* [Dataset content]:

--------------------

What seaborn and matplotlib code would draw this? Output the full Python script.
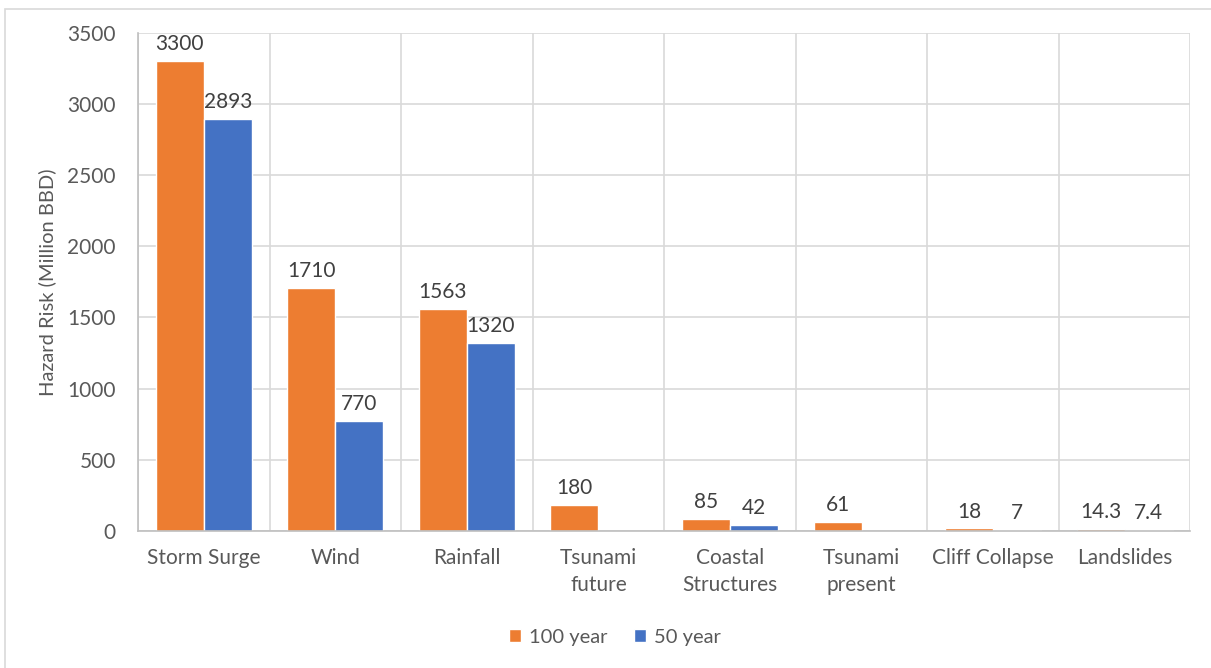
import matplotlib
matplotlib.use("Agg")
import matplotlib.pyplot as plt
import numpy as np
import pandas as pd
import seaborn as sns
from matplotlib.patches import Rectangle
from matplotlib.ticker import MultipleLocator, FixedLocator

categories = ["Storm Surge", "Wind", "Rainfall", "Tsunami\nfuture", "Coastal\nStructures",
              "Tsunami\npresent", "Cliff Collapse", "Landslides"]
series_names = ["100 year", "50 year"]
values_100 = [3300, 1710, 1563, 180, 85, 61, 18, 14.3]
values_50 = [2893, 770, 1320, np.nan, 42, np.nan, 7, 7.4]
colors = ["#ED7D31", "#4472C4"]

df = pd.DataFrame({
    "Hazard": categories * 2,
    "Period": [series_names[0]] * len(categories) + [series_names[1]] * len(categories),
    "Risk": values_100 + values_50,
})

sns.set_theme(style="white")
plt.rcParams["font.family"] = ["Lato", "DejaVu Sans"]

text_col = "#595959"
grid_col = "#D9D9D9"
fs = 15

fig = plt.figure(figsize=(12.11, 6.68), dpi=100)
ax = fig.add_axes([0.114, 0.205, 0.869, 0.746])

sns.barplot(data=df, x="Hazard", y="Risk", hue="Period", order=categories,
            hue_order=series_names, palette=colors, width=0.73, gap=0,
            saturation=1, errorbar=None, ax=ax, legend=True)


def fmt(v):
    if np.isnan(v):
        return ""
    return f"{int(v)}" if float(v).is_integer() else f"{v:.1f}"


for container in ax.containers:
    vals = container.datavalues
    ax.bar_label(container, labels=[fmt(v) for v in vals], padding=5,
                 fontsize=fs, color="#404040")

ax.set_ylim(0, 3500)
ax.set_xlim(-0.5, len(categories) - 0.5)
ax.yaxis.set_major_locator(MultipleLocator(500))
ax.xaxis.set_minor_locator(FixedLocator(np.arange(-0.5, len(categories), 1.0)))
ax.grid(axis="y", which="major", color=grid_col, linewidth=1.2)
ax.grid(axis="x", which="minor", color=grid_col, linewidth=1.2)
ax.set_axisbelow(True)
for side in ["top", "right"]:
    ax.spines[side].set_visible(False)
for side in ["left", "bottom"]:
    ax.spines[side].set_color("#BFBFBF")
    ax.spines[side].set_linewidth(1.2)

ax.tick_params(axis="both", which="both", length=0, labelsize=fs, labelcolor=text_col)
ax.tick_params(axis="x", pad=12)
ax.tick_params(axis="y", pad=16)
for lbl in ax.get_xticklabels():
    lbl.set_linespacing(1.45)
ax.set_xlabel("")
ax.set_ylabel("Hazard Risk (Million BBD)", fontsize=14.5, color=text_col)
ax.yaxis.set_label_coords(-0.078, 0.5)

handles, labels = ax.get_legend_handles_labels()
ax.get_legend().remove()
fig.legend(handles, labels, loc="center", bbox_to_anchor=(0.508, 0.046), ncol=2,
           frameon=False, fontsize=14.5, labelcolor=text_col, handlelength=0.6,
           handleheight=0.6, handletextpad=0.4, columnspacing=1.3)

fig.patches.append(Rectangle((5 / 1211, -0.01), 1.02, 1 - 9 / 668 + 0.01,
                             transform=fig.transFigure, fill=False,
                             edgecolor=grid_col, linewidth=1.2))

fig.savefig("out.png", dpi=100)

--------------------

* [Aim]: Extract, word for word, each line from the top of the data down to and including the line with "from matplotlib.ticker import"; skip the pictures.

* [Answer for this exercise]:
What seaborn and matplotlib code would draw this? Output the full Python script.
import matplotlib
matplotlib.use("Agg")
import matplotlib.pyplot as plt
import numpy as np
import pandas as pd
import seaborn as sns
from matplotlib.patches import Rectangle
from matplotlib.ticker import MultipleLocator, FixedLocator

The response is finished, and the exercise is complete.